* START DATASET CONTENT *
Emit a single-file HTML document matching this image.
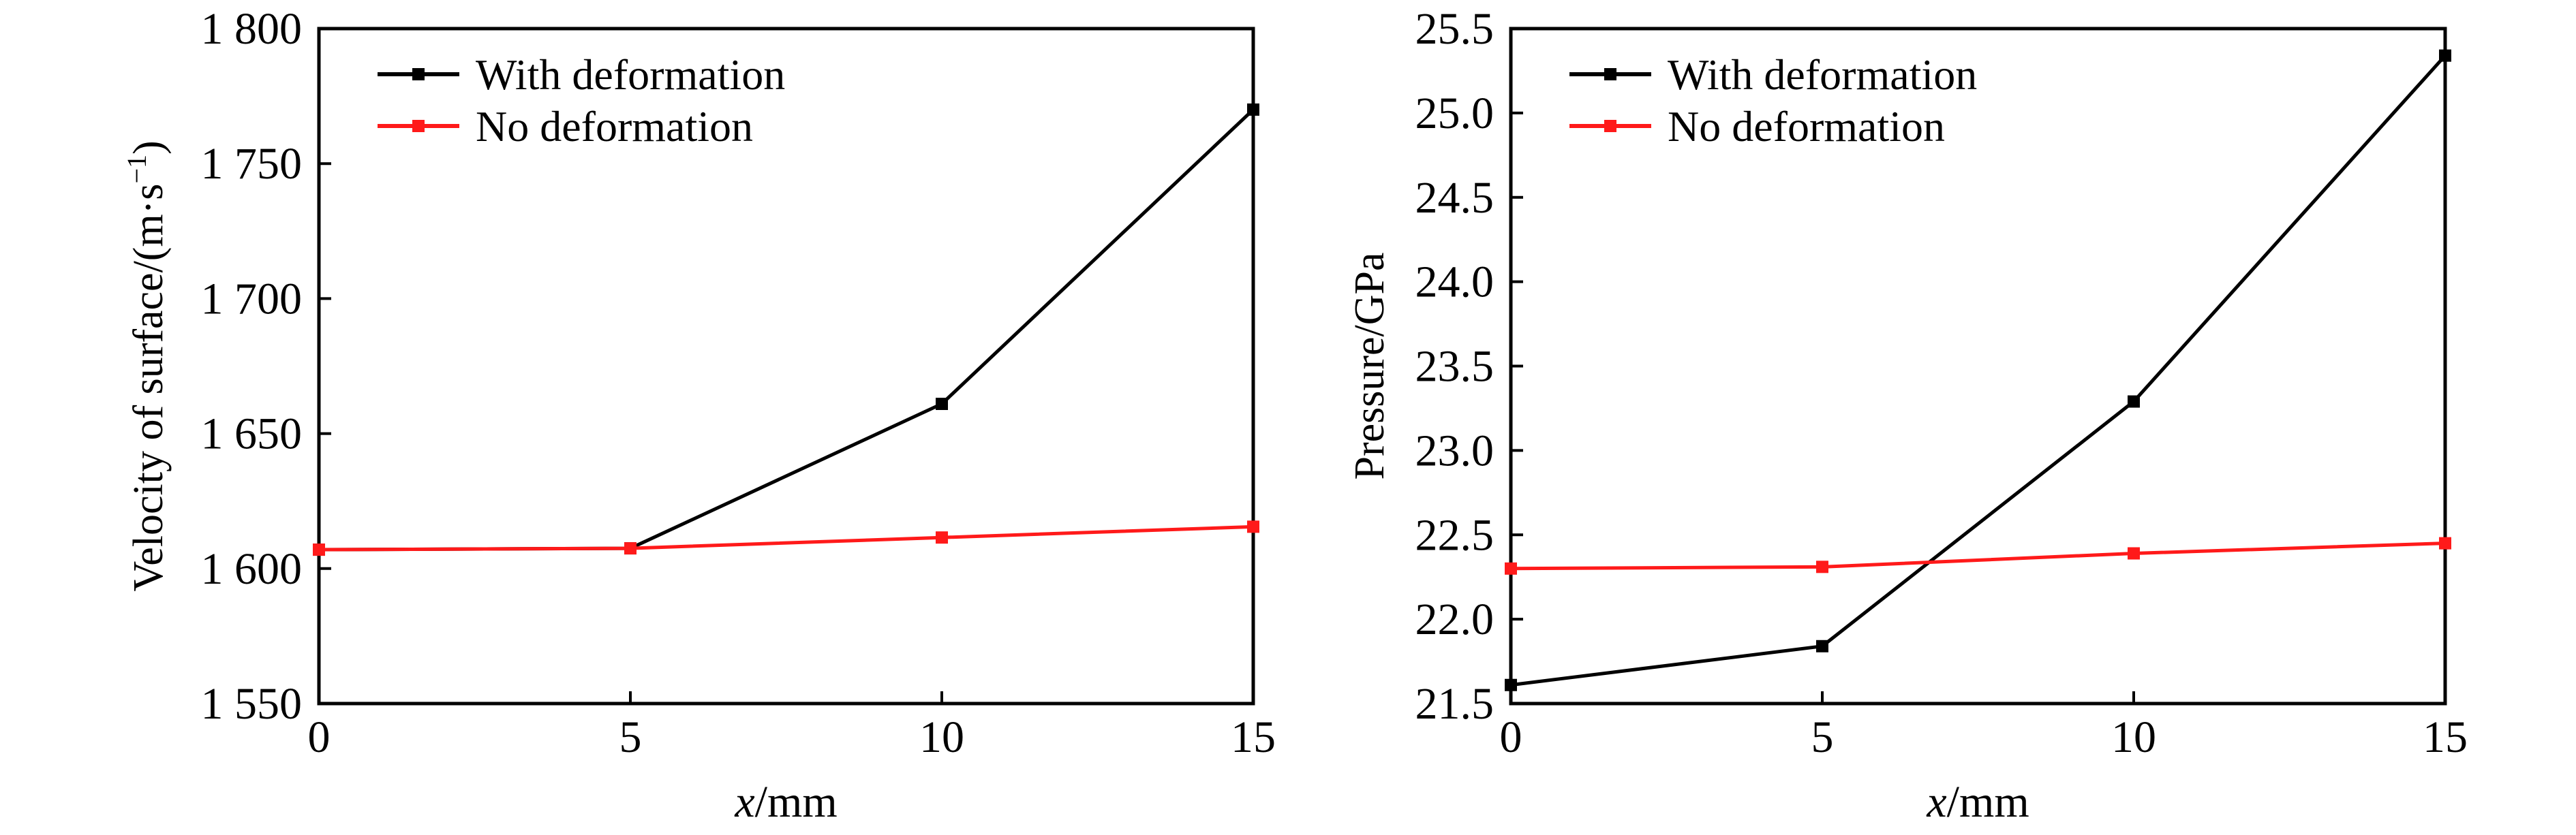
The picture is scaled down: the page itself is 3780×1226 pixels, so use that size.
<!DOCTYPE html>
<html><head><meta charset="utf-8"><style>
html,body{margin:0;padding:0;background:#fff;}
svg{display:block;font-family:"Liberation Serif",serif;}
</style></head><body>
<svg id="c" width="3780" height="1226" viewBox="0 0 3780 1226" xmlns="http://www.w3.org/2000/svg"></svg>
<script>
const xCats = [0, 5, 10, 15];
const xTickLabels = ["0", "5", "10", "15"];
const velWith = [1607, 1607.5, 1661, 1770];
const velNo = [1607, 1607.5, 1611.5, 1615.5];
const velTicks = [1550, 1600, 1650, 1700, 1750, 1800];
const velTickLabels = ["1 550", "1 600", "1 650", "1 700", "1 750", "1 800"];
const presWith = [21.61, 21.84, 23.29, 25.34];
const presNo = [22.30, 22.31, 22.39, 22.45];
const presTicks = [21.5, 22.0, 22.5, 23.0, 23.5, 24.0, 24.5, 25.0, 25.5];
const presTickLabels = ["21.5", "22.0", "22.5", "23.0", "23.5", "24.0", "24.5", "25.0", "25.5"];

const NS = "http://www.w3.org/2000/svg";
const svg = document.getElementById('c');
function mk(tag, attrs, parent, text) {
  const e = document.createElementNS(NS, tag);
  for (const k in attrs) e.setAttribute(k, attrs[k]);
  if (text !== undefined) e.textContent = text;
  (parent || svg).appendChild(e);
  return e;
}

function panel(opt) {
  const g = mk('g', {});
  
  
  const L = opt.left, R = opt.left + 1371, T = 42, B = 1033;
  const xs = v => L + (v - 0) / 15 * (R - L);
  const ys = v => B - (v - opt.ymin) / (opt.ymax - opt.ymin) * (B - T);

  const frame = mk('rect', {x: L, y: T, width: R - L, height: B - T, fill: 'none', stroke: '#000', 'stroke-width': 5}, g);
  
  

  xCats.forEach((v, i) => {
    const t = mk('line', {x1: xs(v), x2: xs(v), y1: B, y2: B - 18, stroke: '#000', 'stroke-width': 4}, g);
    
    
    const lb = mk('text', {x: xs(v), y: 1104, 'text-anchor': 'middle', 'font-size': 66}, g, xTickLabels[i]);
    
    
  });
  opt.ticks.forEach((v, i) => {
    const t = mk('line', {x1: L, x2: L + 18, y1: ys(v), y2: ys(v), stroke: '#000', 'stroke-width': 4}, g);
    
    
    const lb = mk('text', {x: L - 25, y: ys(v) + 22, 'text-anchor': 'end', 'font-size': 66}, g, opt.tickLabels[i]);
    
    
  });

  const xt = mk('text', {x: (L + R) / 2, y: 1199, 'text-anchor': 'middle', 'font-size': 66}, g);
  
  
  mk('tspan', {'font-style': 'italic'}, xt, 'x');
  mk('tspan', {}, xt, '/mm');

  const yt = mk('text', {x: 0, y: 0, 'text-anchor': 'middle', 'font-size': 62, transform: `translate(${opt.ytX},${(T + B) / 2}) rotate(-90)`}, g);
  
  
  if (opt.sup) {
    mk('tspan', {}, yt, opt.ytitle);
    mk('tspan', {dy: -24, 'font-size': 40}, yt, '−1');
    mk('tspan', {dy: 24}, yt, ')');
  } else {
    yt.textContent = opt.ytitle;
  }

  const series = [
    {vals: opt.withVals, color: '#000', name: 'series-with-deformation'},
    {vals: opt.noVals, color: '#ff1a1a', name: 'series-no-deformation'}
  ];
  series.forEach(s => {
    const pts = s.vals.map((v, i) => xs(xCats[i]) + ',' + ys(v)).join(' ');
    const pl = mk('polyline', {points: pts, fill: 'none', stroke: s.color, 'stroke-width': 5, 'stroke-linejoin': 'round'}, g);
    
    
    s.vals.forEach((v, i) => {
      const m = mk('rect', {x: xs(xCats[i]) - 9, y: ys(v) - 9, width: 18, height: 18, fill: s.color}, g);
      
      
    });
  });

  const legends = [
    {label: 'With deformation', color: '#000', y: 109},
    {label: 'No deformation', color: '#ff1a1a', y: 185}
  ];
  legends.forEach(lg => {
    const lgG = mk('g', {}, g);
    
    
    mk('line', {x1: L + 86, x2: L + 206, y1: lg.y, y2: lg.y, stroke: lg.color, 'stroke-width': 6}, lgG);
    mk('rect', {x: L + 146 - 9, y: lg.y - 9, width: 18, height: 18, fill: lg.color}, lgG);
    mk('text', {x: L + 230, y: lg.y + 22, 'font-size': 64}, lgG, lg.label);
  });
}

panel({name: 'velocity-chart', left: 468, ymin: 1550, ymax: 1800, ticks: velTicks, tickLabels: velTickLabels,
  withVals: velWith, noVals: velNo, ytitle: 'Velocity of surface/(m·s', sup: true, ytX: 238});
panel({name: 'pressure-chart', left: 2217, ymin: 21.5, ymax: 25.5, ticks: presTicks, tickLabels: presTickLabels,
  withVals: presWith, noVals: presNo, ytitle: 'Pressure/GPa', sup: false, ytX: 2030});
</script>
</body></html>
* END DATASET CONTENT *
Retype everything in the material word for word, minus pictures.

:: IN RESPONSE ::
Emit a single-file HTML document matching this image.
The picture is scaled down: the page itself is 3780×1226 pixels, so use that size.
<!DOCTYPE html>
<html><head><meta charset="utf-8"><style>
html,body{margin:0;padding:0;background:#fff;}
svg{display:block;font-family:"Liberation Serif",serif;}
</style></head><body>
<svg id="c" width="3780" height="1226" viewBox="0 0 3780 1226" xmlns="http://www.w3.org/2000/svg"></svg>
<script>
const xCats = [0, 5, 10, 15];
const xTickLabels = ["0", "5", "10", "15"];
const velWith = [1607, 1607.5, 1661, 1770];
const velNo = [1607, 1607.5, 1611.5, 1615.5];
const velTicks = [1550, 1600, 1650, 1700, 1750, 1800];
const velTickLabels = ["1 550", "1 600", "1 650", "1 700", "1 750", "1 800"];
const presWith = [21.61, 21.84, 23.29, 25.34];
const presNo = [22.30, 22.31, 22.39, 22.45];
const presTicks = [21.5, 22.0, 22.5, 23.0, 23.5, 24.0, 24.5, 25.0, 25.5];
const presTickLabels = ["21.5", "22.0", "22.5", "23.0", "23.5", "24.0", "24.5", "25.0", "25.5"];

const NS = "http://www.w3.org/2000/svg";
const svg = document.getElementById('c');
function mk(tag, attrs, parent, text) {
  const e = document.createElementNS(NS, tag);
  for (const k in attrs) e.setAttribute(k, attrs[k]);
  if (text !== undefined) e.textContent = text;
  (parent || svg).appendChild(e);
  return e;
}

function panel(opt) {
  const g = mk('g', {});
  
  
  const L = opt.left, R = opt.left + 1371, T = 42, B = 1033;
  const xs = v => L + (v - 0) / 15 * (R - L);
  const ys = v => B - (v - opt.ymin) / (opt.ymax - opt.ymin) * (B - T);

  const frame = mk('rect', {x: L, y: T, width: R - L, height: B - T, fill: 'none', stroke: '#000', 'stroke-width': 5}, g);
  
  

  xCats.forEach((v, i) => {
    const t = mk('line', {x1: xs(v), x2: xs(v), y1: B, y2: B - 18, stroke: '#000', 'stroke-width': 4}, g);
    
    
    const lb = mk('text', {x: xs(v), y: 1104, 'text-anchor': 'middle', 'font-size': 66}, g, xTickLabels[i]);
    
    
  });
  opt.ticks.forEach((v, i) => {
    const t = mk('line', {x1: L, x2: L + 18, y1: ys(v), y2: ys(v), stroke: '#000', 'stroke-width': 4}, g);
    
    
    const lb = mk('text', {x: L - 25, y: ys(v) + 22, 'text-anchor': 'end', 'font-size': 66}, g, opt.tickLabels[i]);
    
    
  });

  const xt = mk('text', {x: (L + R) / 2, y: 1199, 'text-anchor': 'middle', 'font-size': 66}, g);
  
  
  mk('tspan', {'font-style': 'italic'}, xt, 'x');
  mk('tspan', {}, xt, '/mm');

  const yt = mk('text', {x: 0, y: 0, 'text-anchor': 'middle', 'font-size': 62, transform: `translate(${opt.ytX},${(T + B) / 2}) rotate(-90)`}, g);
  
  
  if (opt.sup) {
    mk('tspan', {}, yt, opt.ytitle);
    mk('tspan', {dy: -24, 'font-size': 40}, yt, '−1');
    mk('tspan', {dy: 24}, yt, ')');
  } else {
    yt.textContent = opt.ytitle;
  }

  const series = [
    {vals: opt.withVals, color: '#000', name: 'series-with-deformation'},
    {vals: opt.noVals, color: '#ff1a1a', name: 'series-no-deformation'}
  ];
  series.forEach(s => {
    const pts = s.vals.map((v, i) => xs(xCats[i]) + ',' + ys(v)).join(' ');
    const pl = mk('polyline', {points: pts, fill: 'none', stroke: s.color, 'stroke-width': 5, 'stroke-linejoin': 'round'}, g);
    
    
    s.vals.forEach((v, i) => {
      const m = mk('rect', {x: xs(xCats[i]) - 9, y: ys(v) - 9, width: 18, height: 18, fill: s.color}, g);
      
      
    });
  });

  const legends = [
    {label: 'With deformation', color: '#000', y: 109},
    {label: 'No deformation', color: '#ff1a1a', y: 185}
  ];
  legends.forEach(lg => {
    const lgG = mk('g', {}, g);
    
    
    mk('line', {x1: L + 86, x2: L + 206, y1: lg.y, y2: lg.y, stroke: lg.color, 'stroke-width': 6}, lgG);
    mk('rect', {x: L + 146 - 9, y: lg.y - 9, width: 18, height: 18, fill: lg.color}, lgG);
    mk('text', {x: L + 230, y: lg.y + 22, 'font-size': 64}, lgG, lg.label);
  });
}

panel({name: 'velocity-chart', left: 468, ymin: 1550, ymax: 1800, ticks: velTicks, tickLabels: velTickLabels,
  withVals: velWith, noVals: velNo, ytitle: 'Velocity of surface/(m·s', sup: true, ytX: 238});
panel({name: 'pressure-chart', left: 2217, ymin: 21.5, ymax: 25.5, ticks: presTicks, tickLabels: presTickLabels,
  withVals: presWith, noVals: presNo, ytitle: 'Pressure/GPa', sup: false, ytX: 2030});
</script>
</body></html>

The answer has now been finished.